(Records from a dataset)
--- Begin ---
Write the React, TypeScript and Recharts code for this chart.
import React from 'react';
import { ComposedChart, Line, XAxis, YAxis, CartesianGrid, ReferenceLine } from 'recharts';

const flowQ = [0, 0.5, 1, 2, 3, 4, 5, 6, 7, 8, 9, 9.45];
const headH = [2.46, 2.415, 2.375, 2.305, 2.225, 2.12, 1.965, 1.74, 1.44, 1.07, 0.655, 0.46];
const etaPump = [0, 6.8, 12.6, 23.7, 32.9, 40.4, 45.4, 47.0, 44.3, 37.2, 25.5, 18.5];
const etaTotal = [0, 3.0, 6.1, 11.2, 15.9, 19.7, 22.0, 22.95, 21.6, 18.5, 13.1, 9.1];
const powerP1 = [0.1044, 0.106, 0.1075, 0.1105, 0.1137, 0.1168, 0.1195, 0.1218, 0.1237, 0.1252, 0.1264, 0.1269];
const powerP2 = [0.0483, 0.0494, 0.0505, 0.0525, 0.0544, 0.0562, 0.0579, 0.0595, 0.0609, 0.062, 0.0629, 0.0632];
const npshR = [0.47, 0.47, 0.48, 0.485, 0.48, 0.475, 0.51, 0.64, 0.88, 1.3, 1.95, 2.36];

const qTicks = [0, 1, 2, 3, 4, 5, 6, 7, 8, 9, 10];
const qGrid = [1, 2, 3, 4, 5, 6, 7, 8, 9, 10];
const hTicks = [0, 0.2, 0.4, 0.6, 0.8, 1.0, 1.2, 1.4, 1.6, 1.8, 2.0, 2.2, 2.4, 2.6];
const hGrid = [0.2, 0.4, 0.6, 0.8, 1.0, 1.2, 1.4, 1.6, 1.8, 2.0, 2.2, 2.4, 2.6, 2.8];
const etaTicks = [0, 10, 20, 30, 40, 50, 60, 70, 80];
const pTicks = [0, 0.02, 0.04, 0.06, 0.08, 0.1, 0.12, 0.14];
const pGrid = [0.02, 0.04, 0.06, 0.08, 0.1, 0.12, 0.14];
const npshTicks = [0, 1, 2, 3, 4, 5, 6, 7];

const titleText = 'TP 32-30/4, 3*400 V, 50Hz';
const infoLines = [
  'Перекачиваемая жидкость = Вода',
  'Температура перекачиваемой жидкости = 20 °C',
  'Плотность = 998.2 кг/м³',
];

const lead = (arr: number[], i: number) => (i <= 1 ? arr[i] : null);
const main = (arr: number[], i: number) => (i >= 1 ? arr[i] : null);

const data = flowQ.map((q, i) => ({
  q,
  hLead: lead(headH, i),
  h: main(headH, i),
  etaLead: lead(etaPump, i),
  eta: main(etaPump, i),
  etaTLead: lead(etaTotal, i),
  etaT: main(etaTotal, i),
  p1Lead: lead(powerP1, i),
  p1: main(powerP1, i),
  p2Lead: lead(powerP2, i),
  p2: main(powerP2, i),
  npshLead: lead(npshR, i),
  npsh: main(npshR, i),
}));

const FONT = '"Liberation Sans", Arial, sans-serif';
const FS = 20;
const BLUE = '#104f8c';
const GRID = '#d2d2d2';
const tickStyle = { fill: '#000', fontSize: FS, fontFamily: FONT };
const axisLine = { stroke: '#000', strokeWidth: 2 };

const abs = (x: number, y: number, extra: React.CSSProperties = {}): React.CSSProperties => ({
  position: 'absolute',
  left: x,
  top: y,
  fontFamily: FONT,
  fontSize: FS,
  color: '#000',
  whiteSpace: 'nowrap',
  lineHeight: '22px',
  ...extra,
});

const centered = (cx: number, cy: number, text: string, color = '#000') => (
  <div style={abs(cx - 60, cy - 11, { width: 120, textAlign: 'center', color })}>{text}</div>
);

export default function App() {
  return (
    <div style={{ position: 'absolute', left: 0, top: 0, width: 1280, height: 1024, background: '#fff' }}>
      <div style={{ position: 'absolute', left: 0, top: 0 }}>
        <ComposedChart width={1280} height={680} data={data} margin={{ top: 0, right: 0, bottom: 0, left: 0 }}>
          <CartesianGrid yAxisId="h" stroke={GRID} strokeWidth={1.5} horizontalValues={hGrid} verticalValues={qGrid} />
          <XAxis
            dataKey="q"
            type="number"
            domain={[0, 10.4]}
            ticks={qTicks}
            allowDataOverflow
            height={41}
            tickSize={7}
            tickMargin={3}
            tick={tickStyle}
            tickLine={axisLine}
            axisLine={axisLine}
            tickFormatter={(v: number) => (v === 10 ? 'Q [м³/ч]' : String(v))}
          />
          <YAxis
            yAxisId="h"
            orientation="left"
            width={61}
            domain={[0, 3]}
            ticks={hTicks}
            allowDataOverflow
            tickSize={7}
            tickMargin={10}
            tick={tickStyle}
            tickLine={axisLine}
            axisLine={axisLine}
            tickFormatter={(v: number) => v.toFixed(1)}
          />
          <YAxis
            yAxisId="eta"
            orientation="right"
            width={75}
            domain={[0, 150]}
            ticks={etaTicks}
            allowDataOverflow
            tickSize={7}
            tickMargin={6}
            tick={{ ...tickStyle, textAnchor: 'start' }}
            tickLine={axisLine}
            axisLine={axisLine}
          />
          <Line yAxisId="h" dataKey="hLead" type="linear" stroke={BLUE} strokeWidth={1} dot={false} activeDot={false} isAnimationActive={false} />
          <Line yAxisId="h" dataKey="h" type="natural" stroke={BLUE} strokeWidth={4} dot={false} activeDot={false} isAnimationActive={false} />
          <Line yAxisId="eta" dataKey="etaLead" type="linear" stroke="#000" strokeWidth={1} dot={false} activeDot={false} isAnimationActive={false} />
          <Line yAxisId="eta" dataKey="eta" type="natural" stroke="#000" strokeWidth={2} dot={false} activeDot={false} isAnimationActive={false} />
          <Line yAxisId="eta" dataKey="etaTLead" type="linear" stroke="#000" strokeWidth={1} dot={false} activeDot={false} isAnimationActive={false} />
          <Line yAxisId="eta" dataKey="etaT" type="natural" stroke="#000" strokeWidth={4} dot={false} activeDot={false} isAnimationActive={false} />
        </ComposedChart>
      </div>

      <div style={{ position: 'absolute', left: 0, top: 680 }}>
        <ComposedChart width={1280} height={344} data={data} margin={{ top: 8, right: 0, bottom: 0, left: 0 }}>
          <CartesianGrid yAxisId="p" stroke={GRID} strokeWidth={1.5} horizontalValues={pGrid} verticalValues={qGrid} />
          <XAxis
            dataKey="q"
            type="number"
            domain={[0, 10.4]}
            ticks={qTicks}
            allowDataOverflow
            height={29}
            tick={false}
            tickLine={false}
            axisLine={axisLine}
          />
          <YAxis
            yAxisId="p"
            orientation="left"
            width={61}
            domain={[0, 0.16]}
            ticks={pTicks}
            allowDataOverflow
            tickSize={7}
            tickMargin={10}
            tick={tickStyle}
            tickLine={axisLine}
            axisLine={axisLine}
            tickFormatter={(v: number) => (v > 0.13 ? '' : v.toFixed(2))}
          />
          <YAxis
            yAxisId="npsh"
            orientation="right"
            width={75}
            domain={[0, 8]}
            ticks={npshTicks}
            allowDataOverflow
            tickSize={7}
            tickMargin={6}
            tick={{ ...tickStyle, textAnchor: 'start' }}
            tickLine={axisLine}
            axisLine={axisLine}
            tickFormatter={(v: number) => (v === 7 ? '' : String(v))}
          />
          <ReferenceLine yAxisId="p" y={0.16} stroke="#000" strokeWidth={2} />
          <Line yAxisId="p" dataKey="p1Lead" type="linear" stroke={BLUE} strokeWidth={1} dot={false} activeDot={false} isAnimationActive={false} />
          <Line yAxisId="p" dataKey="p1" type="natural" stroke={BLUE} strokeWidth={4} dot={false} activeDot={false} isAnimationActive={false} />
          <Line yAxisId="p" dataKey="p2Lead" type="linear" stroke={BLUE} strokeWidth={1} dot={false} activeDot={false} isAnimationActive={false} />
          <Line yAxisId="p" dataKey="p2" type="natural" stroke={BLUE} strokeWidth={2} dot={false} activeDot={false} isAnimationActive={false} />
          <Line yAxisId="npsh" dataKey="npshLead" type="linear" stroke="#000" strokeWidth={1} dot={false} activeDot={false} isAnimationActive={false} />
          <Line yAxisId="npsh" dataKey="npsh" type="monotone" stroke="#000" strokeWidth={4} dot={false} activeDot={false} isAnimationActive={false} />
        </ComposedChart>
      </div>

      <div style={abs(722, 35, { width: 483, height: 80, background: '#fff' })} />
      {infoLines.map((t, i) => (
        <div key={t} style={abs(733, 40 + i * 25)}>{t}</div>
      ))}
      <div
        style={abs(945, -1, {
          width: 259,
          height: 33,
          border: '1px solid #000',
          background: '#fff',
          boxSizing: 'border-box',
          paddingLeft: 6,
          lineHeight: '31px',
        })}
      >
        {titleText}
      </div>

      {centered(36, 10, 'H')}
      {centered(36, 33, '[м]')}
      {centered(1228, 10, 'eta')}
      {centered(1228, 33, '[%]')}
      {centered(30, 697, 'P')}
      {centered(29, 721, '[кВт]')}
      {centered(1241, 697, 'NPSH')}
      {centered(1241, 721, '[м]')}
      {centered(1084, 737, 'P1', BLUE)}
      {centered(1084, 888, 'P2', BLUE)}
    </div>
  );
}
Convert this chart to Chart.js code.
--- End ---
(Problem to work on):
Copy exactly the lines from the top of the entries through the line with "YAxis, CartesianGrid, ReferenceLine" in it, please, keeping both ends and adding nothing.

(Response):
Write the React, TypeScript and Recharts code for this chart.
import React from 'react';
import { ComposedChart, Line, XAxis, YAxis, CartesianGrid, ReferenceLine } from 'recharts';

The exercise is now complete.